En este preciso momento tengo ansiedad. Una sensación absurdamente consumidora, de ésas que devoran, de pies a cabeza, todo sentido. Me hallo acá, pasmada, dilatando el asunto de si debo o no escribir a ese hombre que, aunque sé que gusta de mí y se siente halagado cuando le digo “hombre delicioso”, no me atrevo a hacerlo. Pero, ¿por qué? Puedo afirmar que se de debe, al menos en principio, a que la sociedad torna estas decisiones (superfluas) en temas dilapidantes, contra los cuales, por ende, se lucha infinitamente. Y es que pensar… Pensar en ser indiferentes es una opción, mas no podemos quedarnos en ello cuando, por encima de todo esto, están nuestros derechos a sentirnos libres, exentas de atavíos prehistóricos, enrutados hacia el camino del prejuicio, la frigidez y la frustración sexual. Debe pues, todo esto, simplificarse al hecho de que, como personas, disponemos de emociones y sentimientos, los cuales no tienen por qué reprimirnos bajo la justificación del predominio social, religioso y cultural. Debe ser así. Debemos, sencillamente (aunque, paradójicamente, no sea sencillo), descolgar el bendito teléfono, agendar una siguiente cita, robar un beso más y sentirnos felices y orgullosas de tener la destreza absoluta de sustraerle temor a la vida y no sumarle al tiempo un solo peñasco más de duda e inseguridad. Porque una mujer segura es sólo eso; es seguridad, valentía y sensatez. Y si no, ¿entonces qué ha de quedar? ¿O podría un hombre negarse rotundamente al encantamiento que destila una mujer al insinuar su interés por escudriñarle; por conocerle, por investigar sus gustos, sus preferencias y ocupaciones; por besarle, sentirle, quererle? ¿Verdad que no? Si la respuesta es NO, sobraría, por tanto, aquel maltrato del que hablo ahora mismo. De esa malinterpretación de nuestros deseos, de nuestros anhelos, incluso fantasías. Sobraría, igualmente, la burla de la sociedad y de algunas otras mujeres que todavía sostienen un comportamiento conservador.
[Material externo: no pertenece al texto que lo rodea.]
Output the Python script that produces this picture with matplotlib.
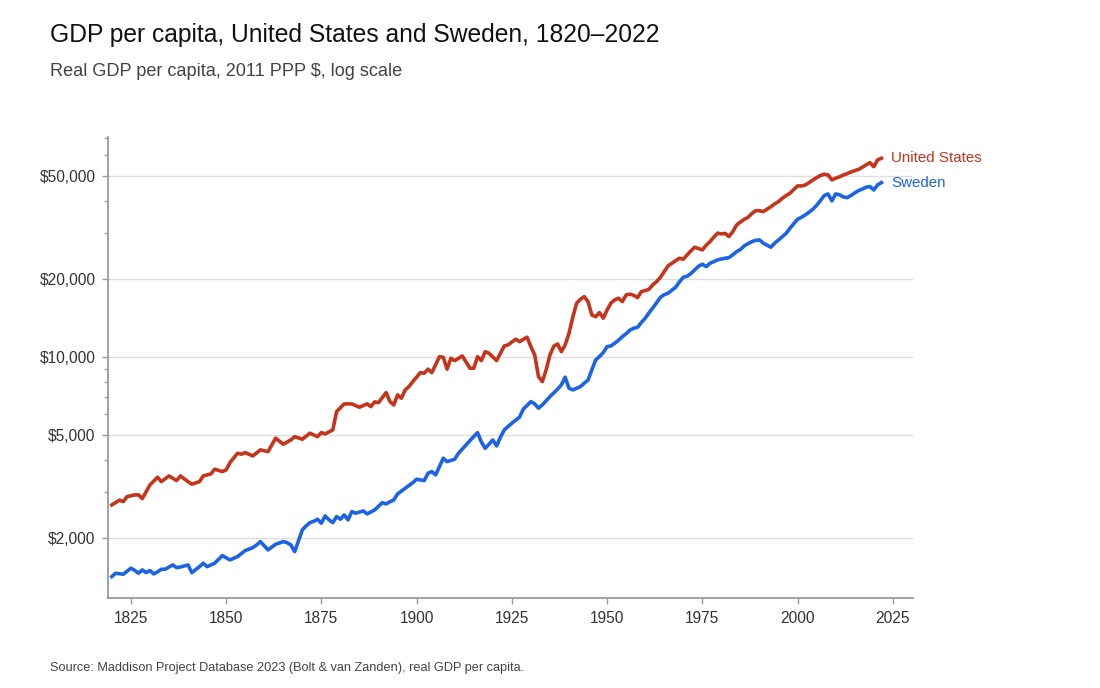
import matplotlib
matplotlib.use("Agg")
import matplotlib.pyplot as plt
from matplotlib.ticker import FixedLocator, FuncFormatter, LogLocator, NullFormatter

# ---------------- data ----------------
us_years = [1820, 1822, 1823, 1824, 1826, 1827, 1828, 1830, 1832, 1833, 1835, 1837, 1838, 1840,
            1841, 1843, 1844, 1846, 1847, 1849, 1850, 1851, 1853, 1854, 1855, 1857, 1859, 1861,
            1863, 1865, 1867, 1868, 1870, 1872, 1874, 1875, 1876, 1878, 1879, 1881, 1883, 1885,
            1887, 1888, 1889, 1890, 1892, 1893, 1894, 1895, 1896, 1897, 1898, 1899, 1901, 1902,
            1903, 1904, 1906, 1907, 1908, 1909, 1910, 1911, 1912, 1914, 1915, 1916, 1917, 1918,
            1919, 1921, 1923, 1924, 1926, 1927, 1929, 1930, 1931, 1932, 1933, 1934, 1935, 1936,
            1937, 1938, 1939, 1940, 1941, 1942, 1943, 1944, 1945, 1946, 1947, 1948, 1949, 1950,
            1951, 1952, 1953, 1954, 1955, 1956, 1957, 1958, 1959, 1960, 1961, 1962, 1963, 1964,
            1965, 1966, 1967, 1968, 1969, 1970, 1971, 1972, 1973, 1974, 1975, 1976, 1977, 1978,
            1979, 1980, 1981, 1982, 1983, 1984, 1985, 1986, 1987, 1988, 1989, 1990, 1991, 1992,
            1993, 1994, 1995, 1996, 1997, 1998, 1999, 2000, 2001, 2002, 2003, 2004, 2005, 2006,
            2007, 2008, 2009, 2010, 2011, 2012, 2013, 2014, 2015, 2016, 2017, 2018, 2019, 2020,
            2021, 2022]
us_gdp = [2684, 2800, 2764, 2889, 2933, 2935, 2838, 3206, 3433, 3301, 3473, 3331, 3473, 3301,
          3227, 3301, 3473, 3535, 3687, 3609, 3664, 3908, 4249, 4212, 4273, 4149, 4377, 4311,
          4858, 4604, 4783, 4925, 4813, 5077, 4925, 5104, 5046, 5228, 6152, 6588, 6588, 6397,
          6588, 6433, 6706, 6664, 7285, 6724, 6529, 7137, 6931, 7461, 7684, 8033, 8700, 8655,
          8969, 8700, 10030, 9977, 8969, 9888, 9680, 9888, 10092, 9048, 9048, 10030, 9680, 10486,
          10337, 9680, 11030, 11130, 11710, 11460, 11920, 10960, 10180, 8398, 8033, 8913, 10180, 11000,
          11230, 10486, 11130, 12350, 14240, 16130, 16700, 17100, 16360, 14530, 14300, 14840, 14110, 15190,
          16130, 16610, 16860, 16360, 17360, 17470, 17300, 16950, 17880, 18040, 18260, 19000, 19540, 20300,
          21360, 22470, 23010, 23550, 24060, 23850, 24770, 25700, 26530, 26200, 25900, 27000, 27880, 29000,
          30060, 29870, 30000, 29150, 30500, 32340, 33200, 34000, 34600, 35800, 36730, 36700, 36410, 37200,
          38060, 39000, 39790, 41000, 42000, 42880, 44300, 45750, 45750, 46100, 47110, 48200, 49250, 50200,
          50770, 50450, 48260, 49000, 49600, 50400, 51000, 51800, 52420, 53000, 54000, 55200, 56290, 54310,
          57650, 58520]

se_years = [1820, 1821, 1822, 1823, 1825, 1826, 1827, 1828, 1829, 1830, 1831, 1832, 1833, 1834,
            1836, 1837, 1838, 1840, 1841, 1843, 1844, 1845, 1847, 1849, 1851, 1853, 1855, 1857,
            1858, 1859, 1861, 1863, 1865, 1866, 1867, 1868, 1870, 1871, 1872, 1873, 1874, 1875,
            1876, 1877, 1878, 1879, 1880, 1881, 1882, 1883, 1884, 1886, 1887, 1889, 1891, 1892,
            1893, 1894, 1895, 1897, 1899, 1900, 1902, 1903, 1904, 1905, 1907, 1908, 1910, 1911,
            1913, 1914, 1916, 1917, 1918, 1919, 1920, 1921, 1922, 1923, 1925, 1927, 1928, 1930,
            1931, 1932, 1933, 1935, 1937, 1938, 1939, 1940, 1941, 1943, 1945, 1946, 1947, 1948,
            1949, 1950, 1951, 1952, 1953, 1954, 1955, 1956, 1957, 1958, 1959, 1960, 1961, 1962,
            1963, 1964, 1965, 1966, 1967, 1968, 1969, 1970, 1971, 1972, 1973, 1974, 1975, 1976,
            1977, 1978, 1979, 1980, 1981, 1982, 1983, 1984, 1985, 1986, 1987, 1988, 1989, 1990,
            1991, 1992, 1993, 1994, 1995, 1996, 1997, 1998, 1999, 2000, 2001, 2002, 2003, 2004,
            2005, 2006, 2007, 2008, 2009, 2010, 2011, 2012, 2013, 2014, 2015, 2016, 2017, 2018,
            2019, 2020, 2021, 2022]
se_gdp = [1419, 1462, 1455, 1449, 1529, 1500, 1462, 1506, 1470, 1497, 1453, 1480, 1515, 1515,
          1574, 1537, 1545, 1574, 1470, 1550, 1598, 1550, 1598, 1710, 1646, 1695, 1788, 1836,
          1880, 1936, 1799, 1892, 1936, 1919, 1880, 1772, 2149, 2226, 2293, 2320, 2363, 2281,
          2434, 2350, 2293, 2419, 2363, 2455, 2349, 2529, 2493, 2544, 2477, 2567, 2739, 2707,
          2760, 2805, 2959, 3113, 3271, 3373, 3331, 3557, 3609, 3504, 4064, 3944, 4029, 4249,
          4575, 4753, 5104, 4700, 4441, 4600, 4783, 4533, 4900, 5228, 5549, 5853, 6285, 6724,
          6588, 6342, 6529, 7031, 7507, 7801, 8353, 7575, 7461, 7684, 8154, 8913, 9741, 10030,
          10400, 10960, 11030, 11300, 11600, 11980, 12300, 12700, 12910, 13020, 13600, 14110, 14800, 15470,
          16200, 17000, 17400, 17620, 18100, 18590, 19500, 20300, 20500, 21000, 21680, 22400, 22810, 22330,
          23000, 23340, 23700, 23900, 24060, 24200, 24800, 25510, 26000, 26840, 27400, 27880, 28200, 28310,
          27490, 27000, 26530, 27500, 28300, 29150, 30000, 31410, 32700, 34020, 34600, 35350, 36200, 37190,
          38500, 40150, 42000, 42610, 40050, 42610, 42300, 41500, 41230, 42000, 43000, 43870, 44500, 45230,
          45500, 44140, 46160, 47110]

y_ticks = [2000, 5000, 10000, 20000, 50000]
x_ticks = [1825, 1850, 1875, 1900, 1925, 1950, 1975, 2000, 2025]
series_names = ["United States", "Sweden"]

# ---------------- style ----------------
plt.rcParams['font.family'] = ['Liberation Sans', 'DejaVu Sans']
US_COLOR = "#C6341B"
SE_COLOR = "#1C63E6"
AXIS_COLOR = "#9a9a9a"

fig = plt.figure(figsize=(11, 6.88), dpi=100)
ax = fig.add_axes([0.0982, 0.1308, 0.7318, 0.6701])

ax.plot(us_years, us_gdp, color=US_COLOR, lw=2.6, solid_joinstyle='round', zorder=3)
ax.plot(se_years, se_gdp, color=SE_COLOR, lw=2.6, solid_joinstyle='round', zorder=3)

ax.set_yscale('log')
ax.set_ylim(1173, 70700)
ax.set_xlim(1819.0, 2030.3)

ax.yaxis.set_major_locator(FixedLocator(y_ticks))
ax.yaxis.set_major_formatter(FuncFormatter(lambda v, p: f"${v:,.0f}"))
ax.yaxis.set_minor_locator(LogLocator(base=10, subs=range(1, 10)))
ax.yaxis.set_minor_formatter(NullFormatter())
ax.xaxis.set_major_locator(FixedLocator(x_ticks))

ax.grid(axis='y', which='major', color='#dedede', lw=1.0, zorder=0)
for s in ['top', 'right']:
    ax.spines[s].set_visible(False)
for s in ['left', 'bottom']:
    ax.spines[s].set_color(AXIS_COLOR)
    ax.spines[s].set_linewidth(1.3)

ax.tick_params(axis='both', which='major', length=4, width=1, color=AXIS_COLOR,
               labelsize=11.2, labelcolor='#333333', pad=5)
ax.tick_params(axis='y', which='minor', length=3, width=1, color=AXIS_COLOR)

# end labels
ax.annotate(series_names[0], xy=(us_years[-1], us_gdp[-1]), xytext=(7, 0),
            textcoords='offset points', va='center', ha='left', color=US_COLOR, fontsize=10.9)
ax.annotate(series_names[1], xy=(se_years[-1], se_gdp[-1]), xytext=(7, 0),
            textcoords='offset points', va='center', ha='left', color=SE_COLOR, fontsize=10.9)

fig.text(50 / 1100, 1 - 35 / 688, "GDP per capita, United States and Sweden, 1820–2022",
         fontsize=17.7, color='#111111', va='center', ha='left')
fig.text(50 / 1100, 1 - 72 / 688, "Real GDP per capita, 2011 PPP $, log scale",
         fontsize=13.1, color='#444444', va='center', ha='left')
fig.text(50 / 1100, 1 - 668 / 688,
         "Source: Maddison Project Database 2023 (Bolt & van Zanden), real GDP per capita.",
         fontsize=9.2, color='#444444', va='center', ha='left')

fig.savefig("out.png", dpi=100)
Finalmente, considero propicio mencionarlos a ustedes, lectores pertenecientes al vasto mundo de “lo masculino”. Confrontarlos, así sea con el ademán de lo escrito, y recordarles que el ocho de marzo, ese día en que se conmemora nuestra existencia, también se reivindican mejores condiciones de vida, dentro de las cuales vale nominar los campos laboral, académico y doméstico (sin ser los únicos). Un ocho de marzo que surge en la Textilera Cotton, en Nueva York (1.857) con el fin de erradicar cabalmente la legislación laboral que abrigaba en ese momento a la mujer, expandiendo y apoyando ideales que le quitaban fuerza e importancia. Un ocho de marzo. Un día que ha trascendido los límites del tiempo y de la crítica; de la violencia, del machismo, del hostigamiento. Una fecha que persevera y demuestra con mayor empuje que, así como la ciencia nos categoriza un tanto más que a los hombres dentro de lo que es lo delicado, lo paciente, lo sensible, los estados del tiempo (pasado, presente y futuro) nos incluye casi sin pavor en juegos dominantes eróticos, pero también en situaciones que requieren de solución inmediata, de poder, inteligencia y autosuficiencia.